I do find it disconcerting that the initial invite and subsequent 
reinvites are handled in different ways. For the initial one you stall 
the VXML awaiting a media stream, but on subsequent ones you assume the 
absence of a stream is equivalent to having a stream that doesn't send 
anything. Why isn't the behavior consistent in these cases? If you need 
to support both behaviors, then it might be better to explicit and 
unique signaling for each. For instance, you might define that a media 
stream with a=inactive or a=sendonly (from the client's perspective - 
client putting media server "on hold") could be treated as the absence 
of input but the absence of the stream means you should wait for a 
stream to be negotiated.

Section 2.4:

I don't feel qualified to comment on the validity of the mappings of 
History-Info. It might be good to get somebody else who knows it well to 
comment on that.

       In addition, the array's toString() function returns the full SIP
       Request-URI.  For example, assuming a Request-URI of sip:dialog@
       example.com;voicexml=http://example.com;obj={"x":1,"y":true} then

I don't believe the above URI is valid. The ',' '{' and '}' aren't 
syntactically correct in a URI pvalue. You would need to escape them.

Section 2.6.2:

IIUC, message (1) contains no offer, (5) contains an offer with media, 
and (6) accepts the call but rejects the media. If so, then (9) will 
most likely be invalid. To make it valid, the o-line from (8) needs to 
be replaced with one consistent to that used in (6), with the version 
number incremented. And if (5) has more m-lines than (8), then (9) needs 
to be padded with extra (rejected) m-lines.

Section 5.2:

    On receipt of the REFER request, the VoiceXML Media Server MUST issue
    a provisional response, 100 Trying.  The 202 Accepted response
    indicates that the VoiceXML document has been fetched and parsed
    correctly.  The VoiceXML Media Server proceeds to place the outbound
    INVITE and will execute the application after the ACK is sent.

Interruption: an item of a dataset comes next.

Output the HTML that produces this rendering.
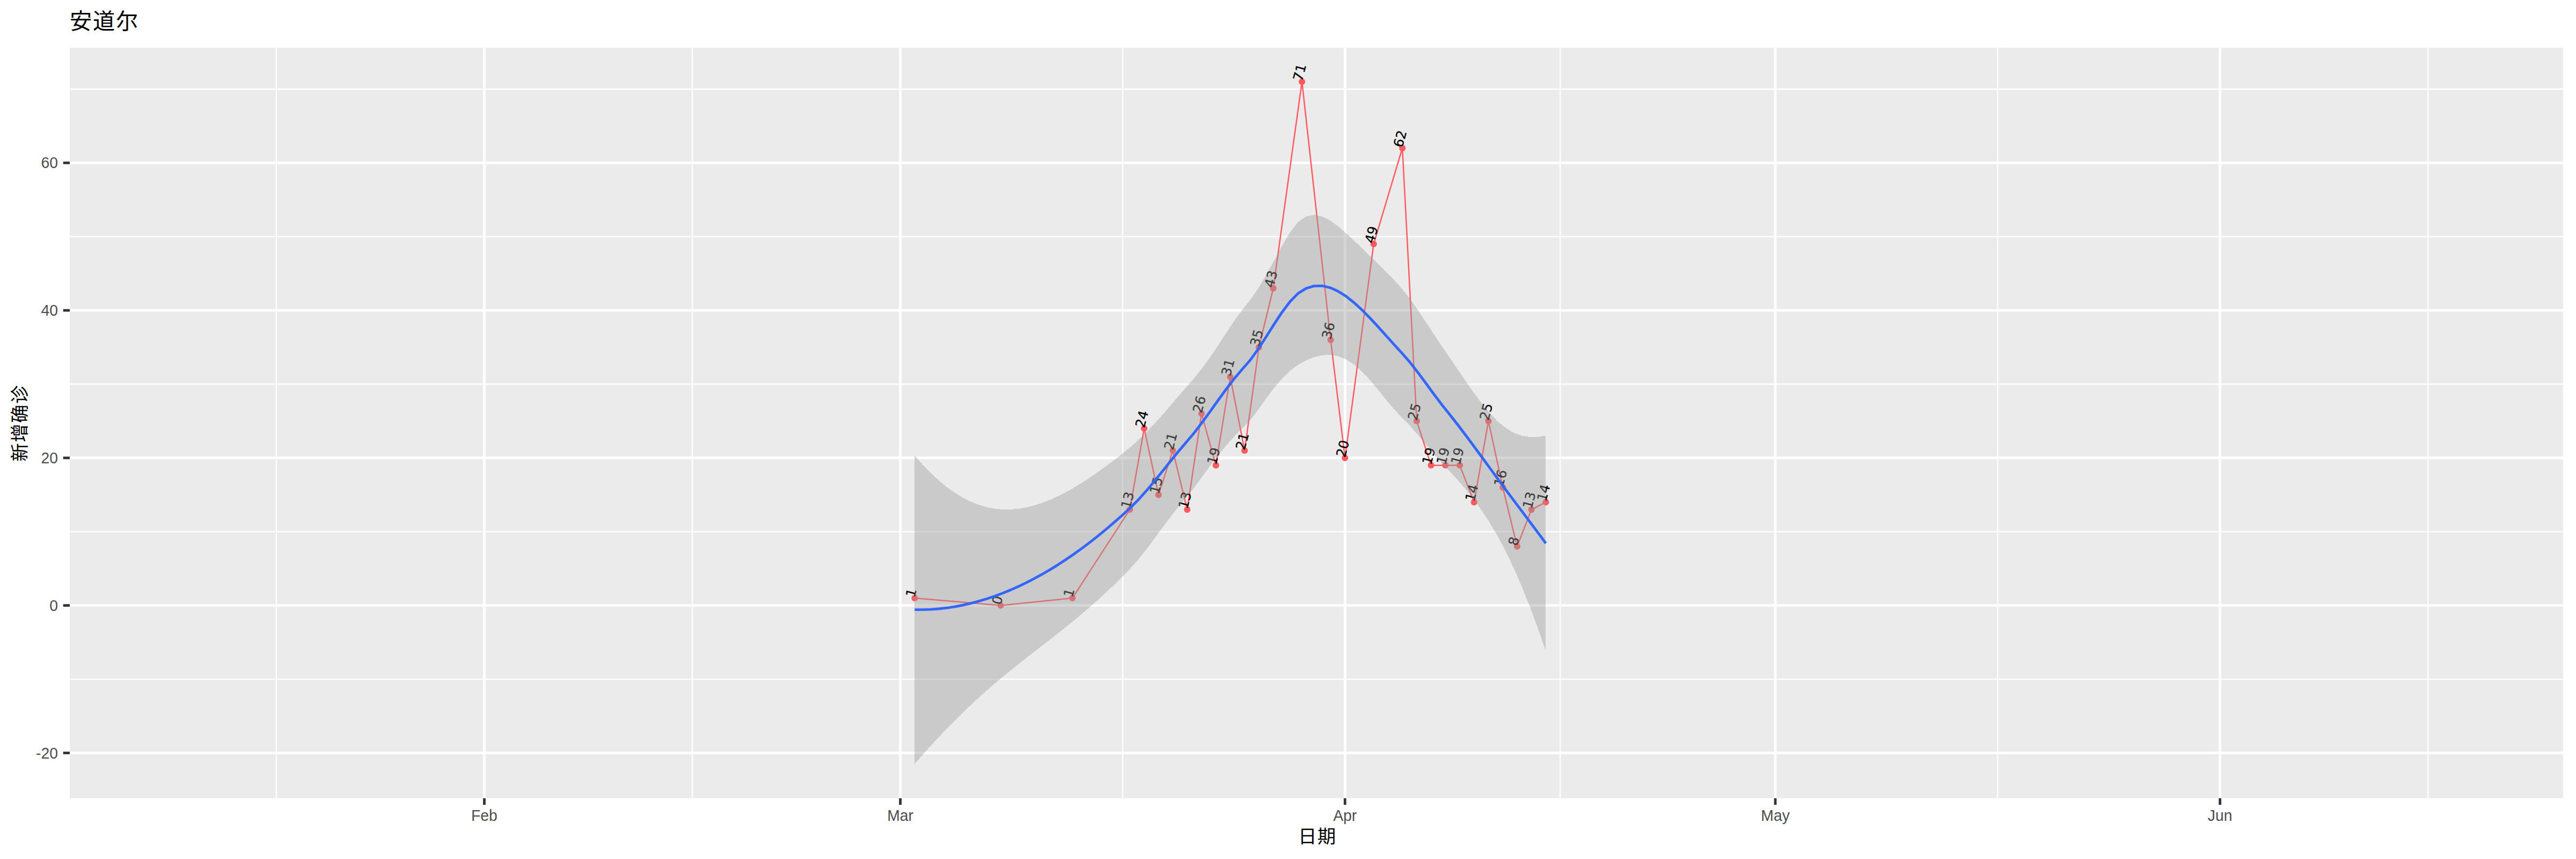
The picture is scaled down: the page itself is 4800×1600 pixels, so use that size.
<!DOCTYPE html>
<html lang="zh"><head><meta charset="utf-8"><title>安道尔</title>
<style>html,body{margin:0;padding:0;background:#fff;}svg{display:block;}.ax{font-family:"Liberation Sans",sans-serif;font-size:28.3px;fill:#4D4D4D;}.cj{font-family:"Liberation Sans","Noto Sans CJK JP","Noto Sans CJK SC",sans-serif;fill:#000;letter-spacing:0.043em;}.lb{font-family:"DejaVu Sans","Liberation Sans",sans-serif;font-size:24.7px;font-style:normal;fill:#000;stroke:#000;stroke-width:0.3px;}</style></head><body>
<svg width="4800" height="1600" viewBox="0 0 4800 1600">
<rect x="0" y="0" width="4800" height="1600" fill="#FFFFFF"/>
<rect x="130" y="89" width="4646" height="1397.8" fill="#EBEBEB"/>
<g stroke="#FFFFFF" stroke-width="2.35" fill="none">
<line x1="130" x2="4776" y1="1265.08" y2="1265.08"/>
<line x1="130" x2="4776" y1="990.30" y2="990.30"/>
<line x1="130" x2="4776" y1="715.52" y2="715.52"/>
<line x1="130" x2="4776" y1="440.74" y2="440.74"/>
<line x1="130" x2="4776" y1="165.96" y2="165.96"/>
<line x1="514.89" x2="514.89" y1="89" y2="1486.8"/>
<line x1="1290.03" x2="1290.03" y1="89" y2="1486.8"/>
<line x1="2091.90" x2="2091.90" y1="89" y2="1486.8"/>
<line x1="2907.13" x2="2907.13" y1="89" y2="1486.8"/>
<line x1="3722.37" x2="3722.37" y1="89" y2="1486.8"/>
<line x1="4524.24" x2="4524.24" y1="89" y2="1486.8"/>
</g>
<g stroke="#FFFFFF" stroke-width="4.8" fill="none">
<line x1="130" x2="4776" y1="1402.47" y2="1402.47"/>
<line x1="130" x2="4776" y1="1127.69" y2="1127.69"/>
<line x1="130" x2="4776" y1="852.91" y2="852.91"/>
<line x1="130" x2="4776" y1="578.13" y2="578.13"/>
<line x1="130" x2="4776" y1="303.35" y2="303.35"/>
<line x1="902.46" x2="902.46" y1="89" y2="1486.8"/>
<line x1="1677.60" x2="1677.60" y1="89" y2="1486.8"/>
<line x1="2506.20" x2="2506.20" y1="89" y2="1486.8"/>
<line x1="3308.07" x2="3308.07" y1="89" y2="1486.8"/>
<line x1="4136.67" x2="4136.67" y1="89" y2="1486.8"/>
</g>
<polyline points="1704.33,1113.95 1864.70,1127.69 1998.35,1113.95 2105.26,949.08 2131.99,797.95 2158.72,921.61 2185.45,839.17 2212.18,949.08 2238.91,770.48 2265.64,866.65 2292.37,701.78 2319.10,839.17 2345.82,646.83 2372.55,536.91 2426.01,152.22 2479.47,633.09 2506.20,852.91 2559.66,454.48 2613.11,275.87 2639.84,784.22 2666.57,866.65 2693.30,866.65 2720.03,866.65 2746.76,935.34 2773.49,784.22 2800.22,907.87 2826.95,1017.78 2853.68,949.08 2880.40,935.34" fill="none" stroke="#FF5A5F" stroke-width="2.5" stroke-linejoin="round" stroke-linecap="butt"/>
<g fill="#FF5A5F">
<circle cx="1704.33" cy="1113.95" r="6.1"/>
<circle cx="1864.70" cy="1127.69" r="6.1"/>
<circle cx="1998.35" cy="1113.95" r="6.1"/>
<circle cx="2105.26" cy="949.08" r="6.1"/>
<circle cx="2131.99" cy="797.95" r="6.1"/>
<circle cx="2158.72" cy="921.61" r="6.1"/>
<circle cx="2185.45" cy="839.17" r="6.1"/>
<circle cx="2212.18" cy="949.08" r="6.1"/>
<circle cx="2238.91" cy="770.48" r="6.1"/>
<circle cx="2265.64" cy="866.65" r="6.1"/>
<circle cx="2292.37" cy="701.78" r="6.1"/>
<circle cx="2319.10" cy="839.17" r="6.1"/>
<circle cx="2345.82" cy="646.83" r="6.1"/>
<circle cx="2372.55" cy="536.91" r="6.1"/>
<circle cx="2426.01" cy="152.22" r="6.1"/>
<circle cx="2479.47" cy="633.09" r="6.1"/>
<circle cx="2506.20" cy="852.91" r="6.1"/>
<circle cx="2559.66" cy="454.48" r="6.1"/>
<circle cx="2613.11" cy="275.87" r="6.1"/>
<circle cx="2639.84" cy="784.22" r="6.1"/>
<circle cx="2666.57" cy="866.65" r="6.1"/>
<circle cx="2693.30" cy="866.65" r="6.1"/>
<circle cx="2720.03" cy="866.65" r="6.1"/>
<circle cx="2746.76" cy="935.34" r="6.1"/>
<circle cx="2773.49" cy="784.22" r="6.1"/>
<circle cx="2800.22" cy="907.87" r="6.1"/>
<circle cx="2826.95" cy="1017.78" r="6.1"/>
<circle cx="2853.68" cy="949.08" r="6.1"/>
<circle cx="2880.40" cy="935.34" r="6.1"/>
</g>
<g class="lb">
<text transform="translate(1704.33 1113.95) rotate(-75)" x="0" y="0">1</text>
<text transform="translate(1864.70 1127.69) rotate(-75)" x="0" y="0">0</text>
<text transform="translate(1998.35 1113.95) rotate(-75)" x="0" y="0">1</text>
<text transform="translate(2105.26 949.08) rotate(-75)" x="0" y="0">13</text>
<text transform="translate(2131.99 797.95) rotate(-75)" x="0" y="0">24</text>
<text transform="translate(2158.72 921.61) rotate(-75)" x="0" y="0">15</text>
<text transform="translate(2185.45 839.17) rotate(-75)" x="0" y="0">21</text>
<text transform="translate(2212.18 949.08) rotate(-75)" x="0" y="0">13</text>
<text transform="translate(2238.91 770.48) rotate(-75)" x="0" y="0">26</text>
<text transform="translate(2265.64 866.65) rotate(-75)" x="0" y="0">19</text>
<text transform="translate(2292.37 701.78) rotate(-75)" x="0" y="0">31</text>
<text transform="translate(2319.10 839.17) rotate(-75)" x="0" y="0">21</text>
<text transform="translate(2345.82 646.83) rotate(-75)" x="0" y="0">35</text>
<text transform="translate(2372.55 536.91) rotate(-75)" x="0" y="0">43</text>
<text transform="translate(2426.01 152.22) rotate(-75)" x="0" y="0">71</text>
<text transform="translate(2479.47 633.09) rotate(-75)" x="0" y="0">36</text>
<text transform="translate(2506.20 852.91) rotate(-75)" x="0" y="0">20</text>
<text transform="translate(2559.66 454.48) rotate(-75)" x="0" y="0">49</text>
<text transform="translate(2613.11 275.87) rotate(-75)" x="0" y="0">62</text>
<text transform="translate(2639.84 784.22) rotate(-75)" x="0" y="0">25</text>
<text transform="translate(2666.57 866.65) rotate(-75)" x="0" y="0">19</text>
<text transform="translate(2693.30 866.65) rotate(-75)" x="0" y="0">19</text>
<text transform="translate(2720.03 866.65) rotate(-75)" x="0" y="0">19</text>
<text transform="translate(2746.76 935.34) rotate(-75)" x="0" y="0">14</text>
<text transform="translate(2773.49 784.22) rotate(-75)" x="0" y="0">25</text>
<text transform="translate(2800.22 907.87) rotate(-75)" x="0" y="0">16</text>
<text transform="translate(2826.95 1017.78) rotate(-75)" x="0" y="0">8</text>
<text transform="translate(2853.68 949.08) rotate(-75)" x="0" y="0">13</text>
<text transform="translate(2880.40 935.34) rotate(-75)" x="0" y="0">14</text>
</g>
<polygon points="1704.33,848.39 1719.22,865.41 1734.10,880.83 1748.99,894.67 1763.88,906.91 1778.76,917.57 1793.65,926.64 1808.54,934.15 1823.43,940.09 1838.31,944.50 1853.20,947.42 1868.09,948.87 1882.97,948.92 1897.86,947.63 1912.75,945.06 1927.63,941.31 1942.52,936.45 1957.41,930.57 1972.30,923.77 1987.18,916.13 2002.07,907.73 2016.96,898.64 2031.84,888.93 2046.73,878.67 2061.62,867.88 2076.50,856.62 2091.39,844.91 2106.28,832.76 2121.17,819.64 2136.05,805.22 2150.94,789.59 2165.83,772.96 2180.71,755.63 2195.60,738.12 2210.49,721.11 2225.38,704.12 2240.26,685.45 2255.15,664.98 2270.04,642.92 2284.92,620.01 2299.81,597.56 2314.70,577.28 2329.58,558.82 2344.47,537.14 2359.36,512.28 2374.25,485.13 2389.13,457.58 2404.02,432.50 2418.91,413.34 2433.79,403.06 2448.68,400.14 2463.57,403.09 2478.45,410.64 2493.34,421.49 2508.23,434.40 2523.12,448.34 2538.00,462.60 2552.89,476.86 2567.78,491.18 2582.66,505.86 2597.55,521.28 2612.44,537.79 2627.33,556.51 2642.21,577.69 2657.10,600.12 2671.99,622.83 2686.87,645.15 2701.76,666.81 2716.65,688.74 2731.53,710.63 2746.42,731.87 2761.31,751.82 2776.20,769.80 2791.08,785.16 2805.97,797.38 2820.86,806.18 2835.74,811.65 2850.63,814.08 2865.52,813.86 2880.40,811.38 2880.40,1212.75 2865.52,1169.87 2850.63,1129.79 2835.74,1092.66 2820.86,1058.57 2805.97,1027.54 2791.08,999.42 2776.20,974.05 2761.31,951.21 2746.42,930.58 2731.53,911.79 2716.65,894.49 2701.76,878.41 2686.87,863.03 2671.99,846.05 2657.10,828.05 2642.21,810.17 2627.33,793.29 2612.44,778.00 2597.55,762.11 2582.66,744.31 2567.78,725.86 2552.89,708.08 2538.00,692.17 2523.12,679.09 2508.23,669.46 2493.34,663.46 2478.45,660.98 2463.57,661.70 2448.68,665.22 2433.79,671.20 2418.91,679.47 2404.02,690.59 2389.13,704.81 2374.25,722.18 2359.36,742.14 2344.47,763.18 2329.58,782.80 2314.70,798.31 2299.81,813.20 2284.92,829.52 2270.04,847.54 2255.15,867.15 2240.26,887.66 2225.38,907.84 2210.49,926.20 2195.60,944.19 2180.71,963.25 2165.83,983.10 2150.94,1003.30 2136.05,1023.19 2121.17,1042.01 2106.28,1058.89 2091.39,1074.10 2076.50,1088.79 2061.62,1102.95 2046.73,1116.62 2031.84,1129.82 2016.96,1142.60 2002.07,1154.99 1987.18,1167.06 1972.30,1178.88 1957.41,1190.52 1942.52,1202.06 1927.63,1213.58 1912.75,1225.16 1897.86,1236.88 1882.97,1248.81 1868.09,1261.02 1853.20,1273.57 1838.31,1286.49 1823.43,1299.83 1808.54,1313.61 1793.65,1327.84 1778.76,1342.53 1763.88,1357.69 1748.99,1373.31 1734.10,1389.40 1719.22,1405.93 1704.33,1422.91" fill="#999999" fill-opacity="0.4" shape-rendering="crispEdges"/>
<polyline points="1704.33,1135.65 1719.22,1135.67 1734.10,1135.12 1748.99,1133.99 1763.88,1132.30 1778.76,1130.05 1793.65,1127.24 1808.54,1123.88 1823.43,1119.96 1838.31,1115.50 1853.20,1110.49 1868.09,1104.95 1882.97,1098.87 1897.86,1092.25 1912.75,1085.11 1927.63,1077.44 1942.52,1069.25 1957.41,1060.55 1972.30,1051.32 1987.18,1041.59 2002.07,1031.36 2016.96,1020.62 2031.84,1009.38 2046.73,997.64 2061.62,985.42 2076.50,972.70 2091.39,959.51 2106.28,945.82 2121.17,930.82 2136.05,914.20 2150.94,896.45 2165.83,878.03 2180.71,859.44 2195.60,841.15 2210.49,823.65 2225.38,805.98 2240.26,786.55 2255.15,766.07 2270.04,745.23 2284.92,724.76 2299.81,705.38 2314.70,687.79 2329.58,670.81 2344.47,650.16 2359.36,627.21 2374.25,603.65 2389.13,581.20 2404.02,561.54 2418.91,546.40 2433.79,537.13 2448.68,532.68 2463.57,532.39 2478.45,535.81 2493.34,542.47 2508.23,551.93 2523.12,563.72 2538.00,577.38 2552.89,592.47 2567.78,608.52 2582.66,625.08 2597.55,641.69 2612.44,657.90 2627.33,674.90 2642.21,693.93 2657.10,714.08 2671.99,734.44 2686.87,754.09 2701.76,772.61 2716.65,791.62 2731.53,811.21 2746.42,831.23 2761.31,851.52 2776.20,871.92 2791.08,892.29 2805.97,912.46 2820.86,932.38 2835.74,952.15 2850.63,971.94 2865.52,991.86 2880.40,1012.07" fill="none" stroke="#3366FF" stroke-width="4.9" stroke-linejoin="round" stroke-linecap="butt"/>
<g stroke="#333333" stroke-width="4.8">
<line x1="117.7" x2="130" y1="1402.47" y2="1402.47"/>
<line x1="117.7" x2="130" y1="1127.69" y2="1127.69"/>
<line x1="117.7" x2="130" y1="852.91" y2="852.91"/>
<line x1="117.7" x2="130" y1="578.13" y2="578.13"/>
<line x1="117.7" x2="130" y1="303.35" y2="303.35"/>
<line x1="902.46" x2="902.46" y1="1486.8" y2="1499.1"/>
<line x1="1677.60" x2="1677.60" y1="1486.8" y2="1499.1"/>
<line x1="2506.20" x2="2506.20" y1="1486.8" y2="1499.1"/>
<line x1="3308.07" x2="3308.07" y1="1486.8" y2="1499.1"/>
<line x1="4136.67" x2="4136.67" y1="1486.8" y2="1499.1"/>
</g>
<g class="ax">
<text transform="translate(107.9 1412.57) scale(1 1.06)" text-anchor="end">-20</text>
<text transform="translate(107.9 1137.79) scale(1 1.06)" text-anchor="end">0</text>
<text transform="translate(107.9 863.01) scale(1 1.06)" text-anchor="end">20</text>
<text transform="translate(107.9 588.23) scale(1 1.06)" text-anchor="end">40</text>
<text transform="translate(107.9 313.45) scale(1 1.06)" text-anchor="end">60</text>
<text transform="translate(902.46 1529) scale(1 1.06)" text-anchor="middle">Feb</text>
<text transform="translate(1677.60 1529) scale(1 1.06)" text-anchor="middle">Mar</text>
<text transform="translate(2506.20 1529) scale(1 1.06)" text-anchor="middle">Apr</text>
<text transform="translate(3308.07 1529) scale(1 1.06)" text-anchor="middle">May</text>
<text transform="translate(4136.67 1529) scale(1 1.06)" text-anchor="middle">Jun</text>
</g>
<text class="cj" lang="ja" x="130" y="54" font-size="41.25">安道尔</text>
<text class="cj" x="2454.8" y="1570" font-size="34.4" text-anchor="middle">日期</text>
<text class="cj" transform="translate(49 787.9) rotate(-90)" font-size="34.4" text-anchor="middle">新增确诊</text>
</svg></body></html>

The rules of RFC 4320 need to be followed here. REFER is a non-invite 
transaction and so the timing of the 100 must be as specified in 4320.

In the call flow, the sending of the initial NOTIFY before the 202 for 
the REFER, and especially before determining if REFER is going to 
succeed or fail, is at best unusual and almost certainly incorrect. 
Sending the NOTIFY and then sending a failure response would certainly 
be incorrect.

I think you have two choices:

- wait until the get is complete before sending the NOTIFY, and probably 
send it after the 202.

- send a 202 for the REFER before doing the GET. Inform of a GET failure 
via a NOTIFY.

Section 6.3:

In the call flow I think you probably need another NOTIFY between 
messages (6) and (7). Its potentially too long until (13).